Vendor sprawl is the gradual, unintended accumulation of an excessive number of active suppliers in an organization. It compounds quietly over years as individual teams make reasonable local decisions without a global view of the vendor portfolio. Across DACH mid-cap IT organizations, the typical vendor portfolio carries between 80 and 220 active suppliers, with 15–25% of vendor management overhead consumed by the long tail of low-spend, low-strategic-value vendors.
How vendor sprawl happens.
It is not a procurement failure. It is the residue of many reasonable local decisions, made by competent people, in the absence of a portfolio view.
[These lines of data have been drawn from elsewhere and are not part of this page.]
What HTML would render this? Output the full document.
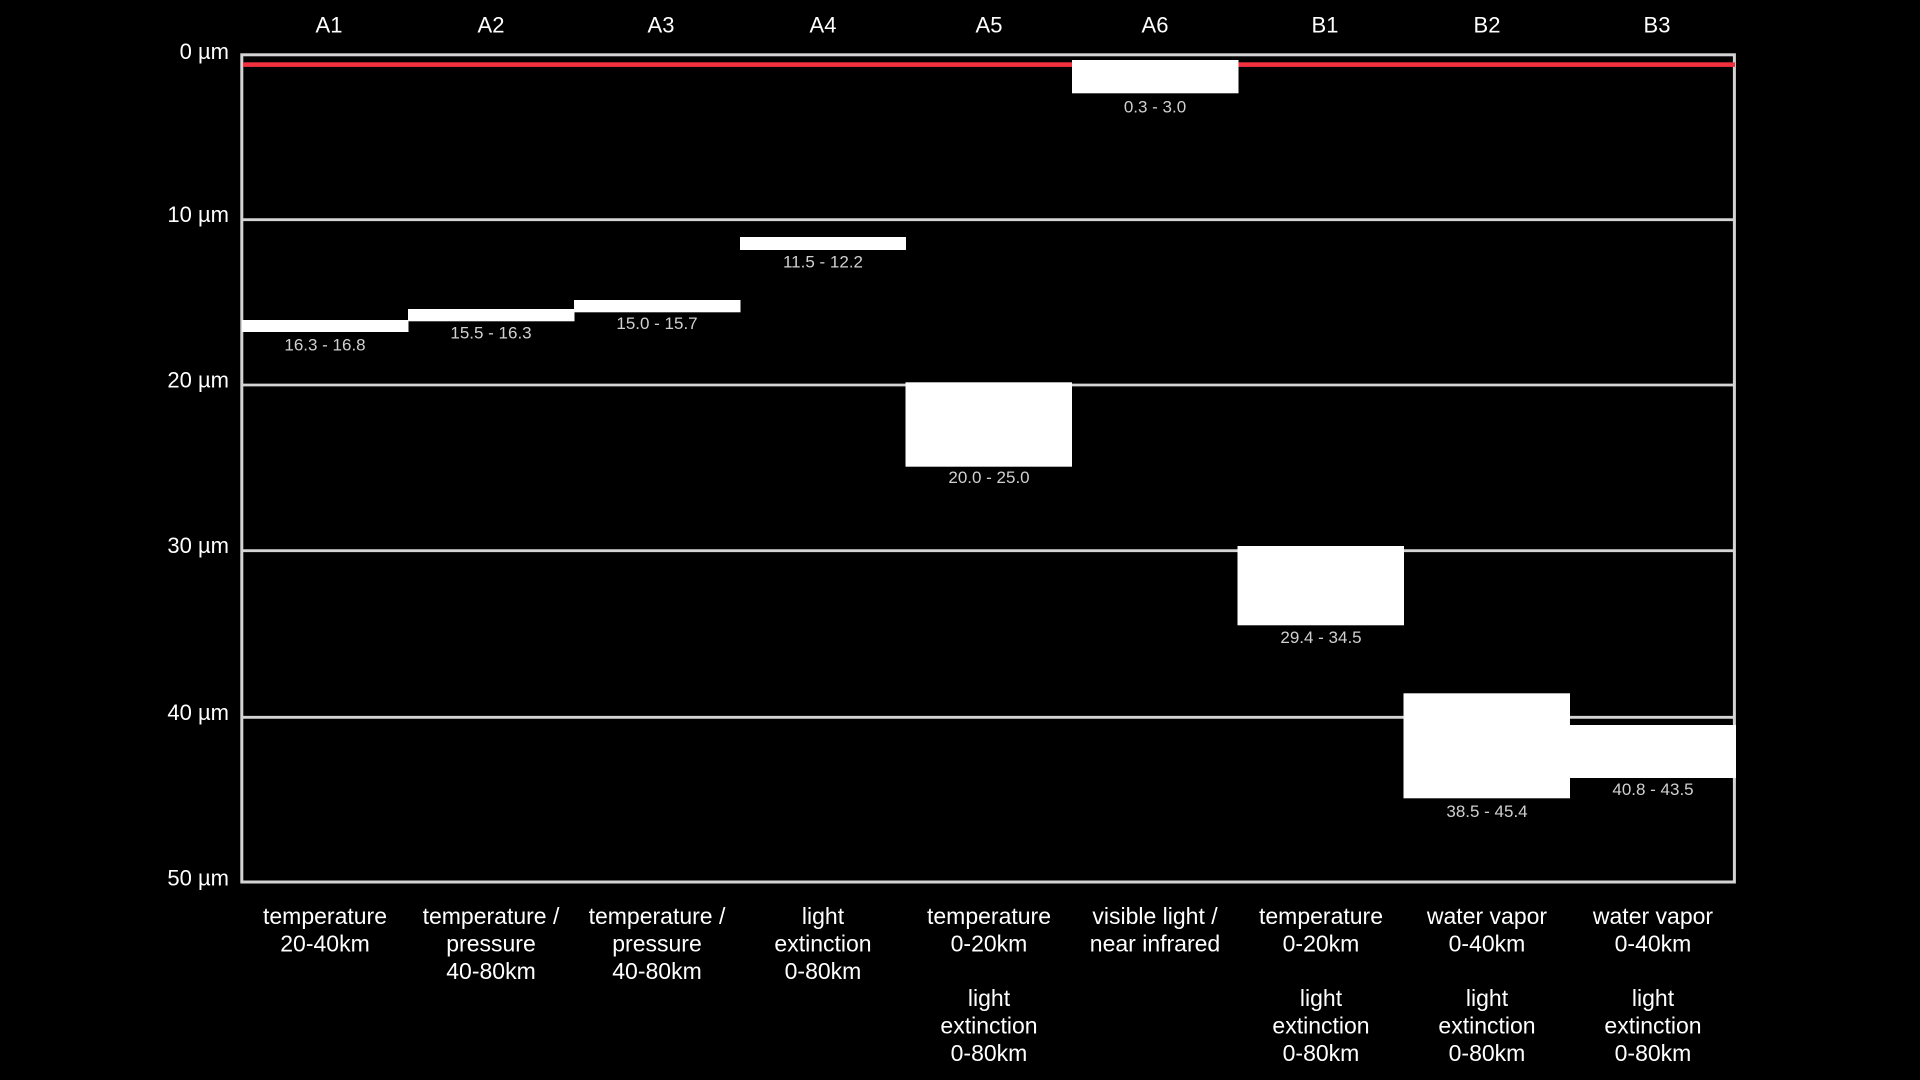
<!DOCTYPE html>
<html>
<head>
<meta charset="utf-8">
<style>
  html, body { margin:0; padding:0; background:#000; }
  body { width:1920px; height:1080px; overflow:hidden; }
  svg { display:block; }
  text { font-family: "Liberation Sans", sans-serif; }
</style>
</head>
<body>
<svg width="1920" height="1080" viewBox="0 0 1920 1080" xmlns="http://www.w3.org/2000/svg">
  <rect x="0" y="0" width="1920" height="1080" fill="#000"/>

  <!-- gridlines -->
  <g stroke="#d4d4d4" stroke-width="2.8">
    <line x1="242" y1="219.7" x2="1735" y2="219.7"/>
    <line x1="242" y1="385" x2="1735" y2="385"/>
    <line x1="242" y1="550.7" x2="1735" y2="550.7"/>
    <line x1="242" y1="717.3" x2="1735" y2="717.3"/>
  </g>
  <!-- border -->
  <rect x="241.8" y="54.8" width="1492.6" height="827.2" fill="none" stroke="#d4d4d4" stroke-width="3"/>

  <!-- red line -->
  <rect x="243" y="62.3" width="1492" height="4.6" fill="#f2303e"/>

  <!-- bars -->
  <g fill="#ffffff">
    <rect x="242" y="320" width="166.5" height="12"/>
    <rect x="408" y="309" width="166.5" height="12.3"/>
    <rect x="574" y="300" width="166.5" height="12.3"/>
    <rect x="740" y="237" width="166" height="13"/>
    <rect x="905.5" y="382.3" width="166.5" height="84.4"/>
    <rect x="1072" y="60" width="166.5" height="33.3"/>
    <rect x="1237.5" y="546" width="166.5" height="79.3"/>
    <rect x="1403.5" y="693.3" width="166.5" height="105"/>
    <rect x="1570" y="725" width="166" height="53"/>
  </g>

  <!-- bar labels -->
  <g fill="#d0d0d0" font-size="17" text-anchor="middle">
    <text x="325" y="350.5">16.3 - 16.8</text>
    <text x="491" y="338.5">15.5 - 16.3</text>
    <text x="657" y="329">15.0 - 15.7</text>
    <text x="823" y="267.5">11.5 - 12.2</text>
    <text x="989" y="483">20.0 - 25.0</text>
    <text x="1155" y="112.5">0.3 - 3.0</text>
    <text x="1321" y="643">29.4 - 34.5</text>
    <text x="1487" y="817">38.5 - 45.4</text>
    <text x="1653" y="795">40.8 - 43.5</text>
  </g>

  <!-- top labels -->
  <g fill="#ffffff" font-size="22" text-anchor="middle">
    <text x="329" y="32.3">A1</text>
    <text x="491" y="32.3">A2</text>
    <text x="661" y="32.3">A3</text>
    <text x="823" y="32.3">A4</text>
    <text x="989" y="32.3">A5</text>
    <text x="1155" y="32.3">A6</text>
    <text x="1325" y="32.3">B1</text>
    <text x="1487" y="32.3">B2</text>
    <text x="1657" y="32.3">B3</text>
  </g>

  <!-- y axis labels -->
  <g fill="#ffffff" font-size="22" text-anchor="end">
    <text x="229" y="59">0 µm</text>
    <text x="229" y="222">10 µm</text>
    <text x="229" y="387.5">20 µm</text>
    <text x="229" y="553">30 µm</text>
    <text x="229" y="720">40 µm</text>
    <text x="229" y="885.5">50 µm</text>
  </g>

  <!-- bottom labels -->
  <g fill="#ffffff" font-size="23" text-anchor="middle">
    <text x="325" y="924">temperature</text>
    <text x="325" y="951.5">20-40km</text>

    <text x="491" y="924">temperature /</text>
    <text x="491" y="951.5">pressure</text>
    <text x="491" y="979">40-80km</text>

    <text x="657" y="924">temperature /</text>
    <text x="657" y="951.5">pressure</text>
    <text x="657" y="979">40-80km</text>

    <text x="823" y="924">light</text>
    <text x="823" y="951.5">extinction</text>
    <text x="823" y="979">0-80km</text>

    <text x="989" y="924">temperature</text>
    <text x="989" y="951.5">0-20km</text>
    <text x="989" y="1006">light</text>
    <text x="989" y="1033.5">extinction</text>
    <text x="989" y="1061">0-80km</text>

    <text x="1155" y="924">visible light /</text>
    <text x="1155" y="951.5">near infrared</text>

    <text x="1321" y="924">temperature</text>
    <text x="1321" y="951.5">0-20km</text>
    <text x="1321" y="1006">light</text>
    <text x="1321" y="1033.5">extinction</text>
    <text x="1321" y="1061">0-80km</text>

    <text x="1487" y="924">water vapor</text>
    <text x="1487" y="951.5">0-40km</text>
    <text x="1487" y="1006">light</text>
    <text x="1487" y="1033.5">extinction</text>
    <text x="1487" y="1061">0-80km</text>

    <text x="1653" y="924">water vapor</text>
    <text x="1653" y="951.5">0-40km</text>
    <text x="1653" y="1006">light</text>
    <text x="1653" y="1033.5">extinction</text>
    <text x="1653" y="1061">0-80km</text>
  </g>
</svg>
</body>
</html>
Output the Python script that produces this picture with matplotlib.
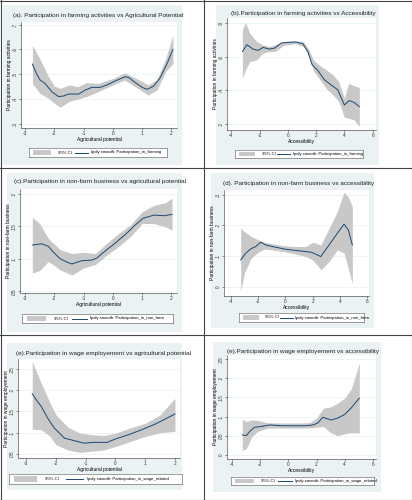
"""
Six lpoly smooth panels (Stata-like look): participation vs agricultural potential / accessibility
"""

import matplotlib
matplotlib.use("Agg")
import matplotlib.pyplot as plt
from matplotlib.patches import Rectangle
from matplotlib.lines import Line2D

plt.rcParams['font.family'] = ['Liberation Sans', 'DejaVu Sans']

# ---- data ----
# (a) farming vs agricultural potential
a_x = [-2.75, -2.6, -2.49, -2.32, -2.09, -1.86, -1.69, -1.52, -1.17, -0.95, -0.72, -0.43, -0.2,
       0.08, 0.42, 0.54, 0.77, 1.0, 1.17, 1.39, 1.62, 1.85, 2.05]
a_y = [0.541, 0.50, 0.477, 0.463, 0.43, 0.41, 0.412, 0.42, 0.42, 0.436, 0.447, 0.447, 0.457,
       0.473, 0.49, 0.487, 0.466, 0.447, 0.439, 0.452, 0.487, 0.543, 0.60]
a_ci_x = [-2.75, -2.5, -2.2, -2.0, -1.8, -1.5, -1.2, -0.9, -0.5, 0.0, 0.4, 0.8, 1.2, 1.5, 1.8, 2.05]
a_lo = [0.463, 0.423, 0.403, 0.383, 0.367, 0.39, 0.40, 0.41, 0.43, 0.457, 0.477, 0.447, 0.416, 0.436, 0.51, 0.543]
a_hi = [0.617, 0.563, 0.49, 0.452, 0.443, 0.457, 0.45, 0.466, 0.463, 0.483, 0.506, 0.483, 0.457, 0.477, 0.563, 0.657]

# (b) farming vs accessibility
b_x = [-3.22, -2.89, -2.47, -2.12, -1.76, -1.29, -0.94, -0.47, 0.0, 0.59, 1.06, 1.41, 1.72,
       2.12, 2.59, 3.06, 3.53, 4.0, 4.35, 4.71, 5.06]
b_y = [0.631, 0.671, 0.645, 0.637, 0.655, 0.645, 0.651, 0.681, 0.685, 0.687, 0.677, 0.631, 0.552,
       0.518, 0.462, 0.432, 0.403, 0.313, 0.339, 0.327, 0.303]
b_ci_x = [-3.22, -3.0, -2.7, -2.2, -1.8, -1.3, -0.9, -0.3, 0.5, 1.1, 1.5, 1.8, 2.2, 2.7, 3.2,
          3.6, 4.0, 4.3, 4.7, 5.06]
b_lo = [0.472, 0.522, 0.571, 0.581, 0.621, 0.631, 0.631, 0.667, 0.677, 0.661, 0.601, 0.518, 0.472,
        0.413, 0.373, 0.333, 0.24, 0.234, 0.224, 0.184]
b_hi = [0.76, 0.804, 0.74, 0.69, 0.671, 0.661, 0.671, 0.69, 0.694, 0.69, 0.641, 0.581, 0.552,
        0.522, 0.492, 0.452, 0.353, 0.442, 0.426, 0.418]

# (c) non-farm vs agricultural potential
c_x = [-2.75, -2.43, -2.2, -2.03, -1.8, -1.57, -1.4, -1.06, -0.72, -0.55, -0.26, 0.08, 0.42,
       0.77, 1.03, 1.4, 1.74, 2.02]
c_y = [0.121, 0.123, 0.119, 0.110, 0.100, 0.095, 0.092, 0.097, 0.098, 0.101, 0.112, 0.124, 0.137,
       0.152, 0.162, 0.167, 0.166, 0.168]
c_ci_x = [-2.75, -2.5, -2.2, -1.8, -1.4, -1.0, -0.6, -0.2, 0.2, 0.6, 1.0, 1.4, 1.8, 2.02]
c_lo = [0.078, 0.082, 0.096, 0.083, 0.075, 0.086, 0.091, 0.106, 0.119, 0.134, 0.154, 0.154, 0.149, 0.144]
c_hi = [0.164, 0.154, 0.131, 0.114, 0.108, 0.11, 0.108, 0.124, 0.139, 0.152, 0.172, 0.182, 0.186, 0.193]

# (d) non-farm vs accessibility
d_x = [-3.27, -2.9, -2.54, -2.17, -1.8, -1.44, -0.95, 0.02, 1.0, 1.93, 2.59, 3.2, 3.8, 4.29, 4.61, 4.9]
d_y = [0.087, 0.109, 0.123, 0.131, 0.145, 0.136, 0.131, 0.122, 0.117, 0.112, 0.098, 0.136, 0.174,
       0.204, 0.185, 0.136]
d_ci_x = [-3.27, -3.0, -2.5, -2.0, -1.5, -0.5, 0.5, 1.5, 2.0, 2.6, 3.2, 3.8, 4.3, 4.6, 4.9]
d_lo = [-0.016, 0.044, 0.093, 0.112, 0.123, 0.117, 0.109, 0.098, 0.087, 0.055, 0.082, 0.12, 0.109, 0.06, 0.008]
d_hi = [0.191, 0.18, 0.164, 0.153, 0.145, 0.136, 0.131, 0.131, 0.145, 0.136, 0.191, 0.245, 0.309, 0.294, 0.262]

# (e) wage vs agricultural potential
e_x = [-2.8, -2.67, -2.5, -2.28, -2.06, -1.72, -1.39, -1.06, -0.72, -0.28, 0.0, 0.44, 0.89,
       1.33, 1.67, 2.0]
e_y = [0.192, 0.178, 0.162, 0.134, 0.111, 0.087, 0.081, 0.075, 0.077, 0.077, 0.085, 0.095, 0.107,
       0.12, 0.132, 0.144]
e_ci_x = [-2.8, -2.5, -2.2, -2.0, -1.6, -1.2, -0.8, -0.4, 0.0, 0.5, 1.0, 1.5, 2.0]
e_lo = [0.108, 0.107, 0.091, 0.071, 0.059, 0.053, 0.056, 0.059, 0.067, 0.079, 0.091, 0.10, 0.103]
e_hi = [0.268, 0.217, 0.17, 0.142, 0.113, 0.099, 0.095, 0.093, 0.099, 0.111, 0.122, 0.142, 0.181]

# (f) wage vs accessibility
f_x = [-3.29, -3.0, -2.77, -2.41, -1.94, -1.35, -0.4, 0.31, 1.26, 1.73, 2.09, 2.45, 3.04, 3.51,
       3.99, 4.46, 5.05]
f_y = [0.052, 0.05, 0.061, 0.072, 0.074, 0.078, 0.076, 0.076, 0.076, 0.078, 0.083, 0.098, 0.091,
       0.096, 0.105, 0.122, 0.148]
f_ci_x = [-3.29, -3.0, -2.6, -2.2, -1.5, -0.5, 0.5, 1.5, 2.0, 2.5, 3.0, 3.5, 4.0, 4.5, 5.05]
f_lo = [0.011, 0.017, 0.048, 0.061, 0.07, 0.07, 0.07, 0.07, 0.072, 0.074, 0.058, 0.05, 0.055, 0.058, 0.057]
f_hi = [0.093, 0.087, 0.091, 0.09, 0.084, 0.083, 0.083, 0.084, 0.096, 0.122, 0.125, 0.135, 0.148, 0.174, 0.24]

# tick labels
agri_ticks = [-3, -2, -1, 0, 1, 2]
acc_ticks = [-4, -2, 0, 2, 4, 6]
a_yticks = [0.3, 0.4, 0.5, 0.6, 0.7]
b_yticks = [0.2, 0.4, 0.6, 0.8]
c_yticks = [0.05, 0.1, 0.15, 0.2]
d_yticks = [0, 0.1, 0.2, 0.3]
e_yticks = [0.05, 0.1, 0.15, 0.2, 0.25]
f_yticks = [0, 0.05, 0.1, 0.15, 0.2, 0.25]

titles = [
    "(a). Participation in farming activities vs Agricultural Potential",
    "(b).Participation in farming activities vs Accessibility",
    "(c).Participation in non-farm business vs agricultural potential",
    "(d). Participation in non-farm business vs accessibility",
    "(e).Participation in wage employement vs agricultural potential",
    "(e).Participation in wage employement vs accessibility",
]
ylabels = ["Participation in farming activities", "Participation in farming activities",
           "Participation in non-farm business", "Participation in non-farm business",
           "Participation in wage employement", "Participation in wage employement"]
xlabels = ["Agricultural potential", "Accessibility"] * 3
smooth_names = ["Participation_in_farming", "Participation_in_farming",
                "Participation_in_non_farm", "Participation_in_non_farm",
                "Participation_in_wage_related", "Participation_in_wage_related"]

W, H = 412, 500
BG = '#EAF2F3'
NAVY = '#1A476F'
CI = '#C8C8C8'


def frac(x0, y0, x1, y1):
    return [x0 / W, 1 - y1 / H, (x1 - x0) / W, (y1 - y0) / H]


def fmt(v):
    if v == 0:
        return "0"
    s = f"{v:g}"
    return s.replace("0.", ".", 1)


# layout in pixels: background box, plot area, legend box, title centre
panels = [
    dict(bg=(3, 5, 182, 165), ax=(21, 22, 177, 128), leg=(29, 148, 167, 157), tc=(98, 15),
         xlim=(-3.14, 2.19), ylim=(0.283, 0.711)),
    dict(bg=(216, 5, 379, 165), ax=(227, 18, 376, 130), leg=(235, 150, 363, 158), tc=(303, 13),
         xlim=(-4.31, 6.24), ylim=(0.164, 0.83)),
    dict(bg=(7, 173, 182, 332), ax=(20, 189, 177, 293), leg=(22, 314, 173, 323), tc=(100, 182),
         xlim=(-3.17, 2.19), ylim=(0.0475, 0.207)),
    dict(bg=(211, 173, 374, 328), ax=(224, 190, 369, 296), leg=(239, 313, 364, 322), tc=(299, 184),
         xlim=(-4.49, 6.12), ylim=(-0.031, 0.316)),
    dict(bg=(7, 343, 182, 490), ax=(18, 359, 180, 458), leg=(9, 474, 182, 484), tc=(103, 353),
         xlim=(-3.28, 2.17), ylim=(0.04, 0.274)),
    dict(bg=(213, 342, 381, 492), ax=(227, 355, 376, 459), leg=(231, 477, 374, 485), tc=(303, 351),
         xlim=(-4.38, 6.24), ylim=(-0.011, 0.261)),
]

series = [
    (a_x, a_y, a_ci_x, a_lo, a_hi, agri_ticks, a_yticks),
    (b_x, b_y, b_ci_x, b_lo, b_hi, acc_ticks, b_yticks),
    (c_x, c_y, c_ci_x, c_lo, c_hi, agri_ticks, c_yticks),
    (d_x, d_y, d_ci_x, d_lo, d_hi, acc_ticks, d_yticks),
    (e_x, e_y, e_ci_x, e_lo, e_hi, agri_ticks, e_yticks),
    (f_x, f_y, f_ci_x, f_lo, f_hi, acc_ticks, f_yticks),
]

fig = plt.figure(figsize=(W / 100, H / 100), dpi=100)

for i, (p, s) in enumerate(zip(panels, series)):
    xs, ys, cx, lo, hi, xt, yt = s
    x0, y0, x1, y1 = p['bg']
    fig.add_artist(Rectangle((x0 / W, 1 - y1 / H), (x1 - x0) / W, (y1 - y0) / H,
                             transform=fig.transFigure, facecolor=BG, edgecolor='none', zorder=0))

    ax = fig.add_axes(frac(*p['ax']))
    ax.set_facecolor('white')
    ax.fill_between(cx, lo, hi, color=CI, linewidth=0, zorder=2)
    ax.plot(xs, ys, color=NAVY, linewidth=0.7, zorder=3)
    ax.set_xlim(*p['xlim'])
    ax.set_ylim(*p['ylim'])
    ax.set_xticks(xt)
    ax.set_xticklabels([str(t) for t in xt], fontsize=3.4)
    ax.set_yticks(yt)
    ax.set_yticklabels([fmt(t) for t in yt], fontsize=3.4, rotation=90, va='center')
    ax.yaxis.grid(True, color=BG, linewidth=0.6, zorder=1)
    ax.set_axisbelow(True)
    for sp in ['top', 'right']:
        ax.spines[sp].set_visible(False)
    for sp in ['left', 'bottom']:
        ax.spines[sp].set_linewidth(0.4)
        ax.spines[sp].set_color('#333333')
    ax.tick_params(length=1.5, width=0.4, pad=1, colors='#333333')
    ax.set_xlabel(xlabels[i], fontsize=3.5, labelpad=0.5)
    ax.set_ylabel(ylabels[i], fontsize=3.5, labelpad=0.5)

    fig.text(p['tc'][0] / W, 1 - p['tc'][1] / H, titles[i], fontsize=4.6,
             ha='center', va='center', color='#222222')

    # legend box
    lx0, ly0, lx1, ly1 = p['leg']
    lg = fig.add_axes(frac(*p['leg']))
    lg.set_xlim(0, 1)
    lg.set_ylim(0, 1)
    lg.set_xticks([])
    lg.set_yticks([])
    lg.set_facecolor('white')
    for sp in lg.spines.values():
        sp.set_linewidth(0.4)
        sp.set_color('#555555')
    lg.add_patch(Rectangle((0.03, 0.2), 0.13, 0.6, facecolor=CI, edgecolor='none'))
    lg.text(0.21, 0.5, "95% CI", fontsize=3.1, va='center', ha='left')
    lg.plot([0.33, 0.43], [0.5, 0.5], color=NAVY, linewidth=0.7)
    lg.text(0.45, 0.5, "lpoly smooth: " + smooth_names[i], fontsize=3.1, va='center', ha='left')

# table frame lines
frame = dict(transform=fig.transFigure, color='#444444', linewidth=0.8)
fig.add_artist(Line2D([0.5 / W, 0.5 / W], [0, 1], **frame))
fig.add_artist(Line2D([1 - 0.5 / W, 1 - 0.5 / W], [0, 1], **frame))
fig.add_artist(Line2D([0, 1], [1 - 0.5 / H, 1 - 0.5 / H], **frame))
fig.add_artist(Line2D([0, 1], [0.5 / H, 0.5 / H], **frame))
fig.add_artist(Line2D([204 / W, 204 / W], [0, 1], **frame))
fig.add_artist(Line2D([0, 1], [1 - 168 / H, 1 - 168 / H], **frame))
fig.add_artist(Line2D([0, 1], [1 - 335 / H, 1 - 335 / H], **frame))

fig.savefig('out.png', dpi=100)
A team needs a niche capability for a project; nobody at the time would have argued for routing the requirement through a strategic partner instead. Three years later, the project is gone but the vendor is still on the books, the contract auto-renewed, and nobody remembers who originally approved it.
Multiply by ten years and three reorganizations. The result is the average mid-cap IT vendor portfolio: somewhere between 80 and 220 active suppliers, with 60–70% of spend in the top ten and a long tail of 50–150 vendors collectively consuming 15–25% of spend and roughly the same proportion of vendor-management bandwidth.
Why it matters.
- Overhead tax. Each vendor carries an administrative footprint regardless of spend: contract maintenance, finance reconciliation, security review, governance touch-points. The marginal cost of a small vendor is non-trivial.
- Negotiation leverage erosion. Spend that could be concentrated with strategic partners is fragmented across the long tail. Volume discounts the organization should be earning, it isn't.
- Risk surface. Each vendor is a potential failure mode — security, financial, regulatory. A long tail of small vendors is an aggregate risk surface that nobody is actively managing.
- Knowledge fragmentation. Institutional knowledge gets scattered across many small relationships. When a vendor leaves, the relationship resets to zero.
- Governance capacity. Vendor management bandwidth is finite. Time spent on the long tail is time not spent on the strategic relationships where it would matter.
How to size your sprawl.
Three numbers tell the story:
- Total active vendors. Pull from finance: every supplier with spend >€1k in the last 12 months. Compare to the procurement record. Expect 15–30% more than the procurement record shows.
- Long-tail concentration. Sort by spend descending. What percentage of spend is in vendors below the top 20? In healthy portfolios, less than 15%. In sprawled portfolios, 25–40%.
- Vendors-per-FTE. Total active vendors divided by vendor-management headcount. Anything above 30:1 means the long tail is functionally unmanaged.
How to fix it.
Vendor consolidation is the structured response. Three principles:
- Segment first, cut second. Use the Kraljic Matrix or equivalent. Strategic, leverage, bottleneck, routine. Different quadrants need different treatment.
- Route through strategic partners. Routine-quadrant work should flow through existing strategic relationships wherever the strategic partner can deliver. Most can deliver more than they're currently being asked to.
- Sunset, don't just cancel. A vendor on the books for three years has integrations, knowledge, and ongoing commitments. Plan the exit deliberately; don't just stop renewing.
Why one-off rationalization rarely works.
A vendor consolidation program that cuts the portfolio from 180 to 60 will, without governance change, regrow to 140 within four years. The accretion mechanics that produced sprawl in the first place are still in place. Sustainable consolidation requires the underlying governance to change: a vendor-onboarding process that asks "could this be done by an existing strategic partner" before approving a new vendor, and a renewal-pipeline review that tests every renewal rather than letting it auto-roll.
FAQ.
What is vendor sprawl?
The gradual, unintended accumulation of an excessive number of active suppliers in an organization, typically driven by individual local decisions made without a global portfolio view.
How many IT vendors should an organization have?
The right number depends on size and complexity, but the structural target is to route 70–85% of in-scope IT services through five to seven strategic partners. The remaining long tail should be small and bounded.
Is vendor sprawl a procurement problem?
No, it's a governance problem. Procurement typically processes the request that creates a new vendor; the absence of a global onboarding gate is what allows sprawl to accumulate.